Monday, November 30, 2009

Jingling Bells

Tis the season.
We all have come to expect the familiar ringing of the brass bell outside all of our favorite retail shops this time of year. As we walk up to the entrance of the store we see that bright red bucket and hear the constant ringing of the bell held by the very hopeful hand of a Salvation Army volunteer hoping to get our attention and perhaps some spare change. Many times we are too busy, or don't want to deal with the inconvenience of rummaging through our pockets to find a donation. But, there are those times when we look at the shivering body of that eager helper, and know that our small sacrifice is worth so much more to many than the cost to ourselves. It is in these times that we slow our selves down long enough to realize, THIS is Christmas, and this is what matters.
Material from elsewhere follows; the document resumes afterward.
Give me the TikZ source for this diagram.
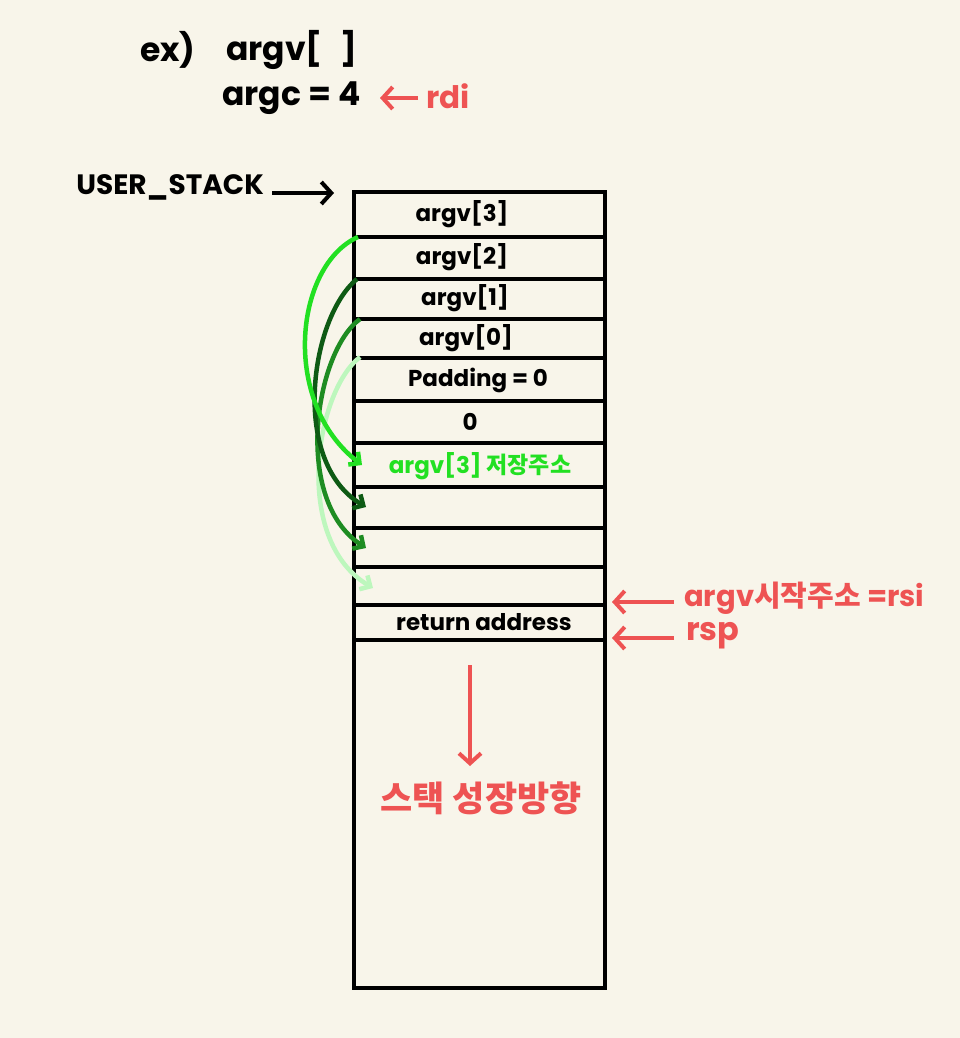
\documentclass[tikz,border=0pt]{standalone}
\usepackage{fontspec}
\setmainfont{Poppins}
\newfontfamily\kr{Noto Sans CJK KR}
\usetikzlibrary{arrows.meta}
\definecolor{bg}{HTML}{F8F5EA}
\definecolor{redc}{HTML}{EE5353}
\definecolor{g1}{HTML}{22E022}
\definecolor{g2}{HTML}{0E5A14}
\definecolor{g3}{HTML}{1E8C22}
\definecolor{g4}{HTML}{BDF7BD}
\begin{document}
\begin{tikzpicture}[x=1pt,y=-1pt,
  boxline/.style={line width=4.5pt,black},
  celltext/.style={font=\fontsize{23}{26}\selectfont\bfseries,inner sep=0pt},
  bigtext/.style={font=\fontsize{33}{36}\selectfont\bfseries,inner sep=0pt,anchor=west},
  redtext/.style={font=\fontsize{29}{34}\selectfont\bfseries,text=redc,inner sep=0pt,anchor=west},
  redarrow/.style={line width=4pt,redc,-{Straight Barb[length=10pt,width=22pt,line width=4pt]}},
  blackarrow/.style={line width=4pt,black,-{Straight Barb[length=10pt,width=22pt,line width=4pt]}},
  garrow/.style={line width=4.5pt,-{Straight Barb[length=8pt,width=16pt,line width=4.5pt]}}]
\fill[bg] (0,0) rectangle (960,1038);
\useasboundingbox (0,0) rectangle (960,1038);

% header
\node[bigtext] (ex) at (140,50) {ex)};
\node[bigtext] (argvh) at (226,50) {argv[\hspace{18pt}]};
\node[bigtext] (argc) at (222,98) {argc = 4};
\coordinate (rdiS) at (418,98);
\coordinate (rdiE) at (380,98);
\draw[redarrow] (rdiS) -- (rdiE);
\node[redtext,font=\fontsize{31}{36}\selectfont\bfseries] (rdi) at (426,96) {rdi};

% user stack label
\node[font=\fontsize{28}{32}\selectfont\bfseries,inner sep=0pt,anchor=east] (us) at (264,187) {USER\_STACK};
\coordinate (usS) at (272,193);
\coordinate (usE) at (334,193);
\draw[blackarrow] (usS) -- (usE);

% stack box
\draw[boxline] (354,192) rectangle (605,988);
\foreach \y in {237,279,319,358,401,443,487,528,567,605,640}
  \draw[boxline] (354,\y) -- (605,\y);

\node[celltext] (a3) at (462,214) {argv[3]};
\node[celltext] (a2) at (462,257) {argv[2]};
\node[celltext] (a1) at (465,298) {argv[1]};
\node[celltext] (a0) at (466,338) {argv[0]};
\node[celltext] (pad) at (478,380) {Padding = 0};
\node[celltext] (z) at (470,422) {0};
\node[celltext,text=g1] (p3) at (480,466) {argv[3] {\kr 저장주소}};
\node[celltext] (ret) at (484,622) {return address};

% pointer arrows
\coordinate (s1) at (358,237); \coordinate (e1) at (362,465);
\coordinate (s2) at (357,279); \coordinate (e2) at (366,507);
\coordinate (s3) at (360,319); \coordinate (e3) at (366,548);
\coordinate (s4) at (360,357); \coordinate (e4) at (373,588);
\draw[garrow,g4] (s4) .. controls (315,392) and (292,540) .. (e4);
\draw[garrow,g3] (s3) .. controls (315,352) and (292,500) .. (e3);
\draw[garrow,g2] (s2) .. controls (310,318) and (290,462) .. (e2);
\draw[garrow,g1] (s1) .. controls (295,265) and (280,402) .. (e1);

% right labels
\coordinate (rsiS) at (674,602); \coordinate (rsiE) at (612,602);
\draw[redarrow] (rsiS) -- (rsiE);
\node[redtext] (rsi) at (684,598) {argv{\kr 시작주소} =rsi};
\coordinate (rspS) at (674,638); \coordinate (rspE) at (612,638);
\draw[redarrow] (rspS) -- (rspE);
\node[redtext,font=\fontsize{32}{36}\selectfont\bfseries] (rsp) at (686,636) {rsp};

% growth direction
\coordinate (gS) at (470,665); \coordinate (gE) at (470,766);
\draw[redarrow] (gS) -- (gE);
\node[font=\fontsize{35}{38}\selectfont\kr\bfseries,text=redc,inner sep=0pt] (grow) at (481,798) {스택 성장방향};
\end{tikzpicture}
\end{document}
Sometimes we just require a little extra reminding.
Today, I decided it was officially time to start the "Christmas shopping panic." Although I still have more than three weeks to go, it seemed like the proper OCD way to go. After work, with toddler in tow, I decided to hit a favorite shopping location of mine in the hopes of crossing a few names off my list. Sure enough, when I reached the door I saw the familiar sight of a Salvation Army volunteer ringing her bell. Because Patch was in a hurry to meet up with a friend of his who had already gone in, I thought I would stop by her bucket on the way out. My shopping extravaganza was anything but, however I did manage to pick up a few things after a leisurely stroll throughout the store. When we exited the store I noticed the sound of the bell was intermittent at best. I looked over to the ringer and saw that she was leaning on the wall, turned AWAY from her bucket chatting wildly on her mobile phone. I should have been above it, but I just could not bring myself to drop a penny in. Though I know the money would have gone to serve a wonderful cause, the thought of someone taking such a cavalier attitude while asking people to GIVE what little they may have (in a recession no less) really rubbed me the wrong way. What happened to the days of graciousness?
The Christmas season has just begun. I know my family will drop money in several buckets around town, as we do every year. But today's experience really has tarnished my naive attitude towards charity. I want to feel as though my contribution means something. That by taking the time to donate, I am improving the situation of someone else. Today I only felt as if I would be interrupting a phone call.

1 comment:

dave said...

My wife pointed me to your blog, and I truly understand your point. However, may I suggest this ... why not find someone personally and help them out? This way you know your efforts and money are directly benefiting that person.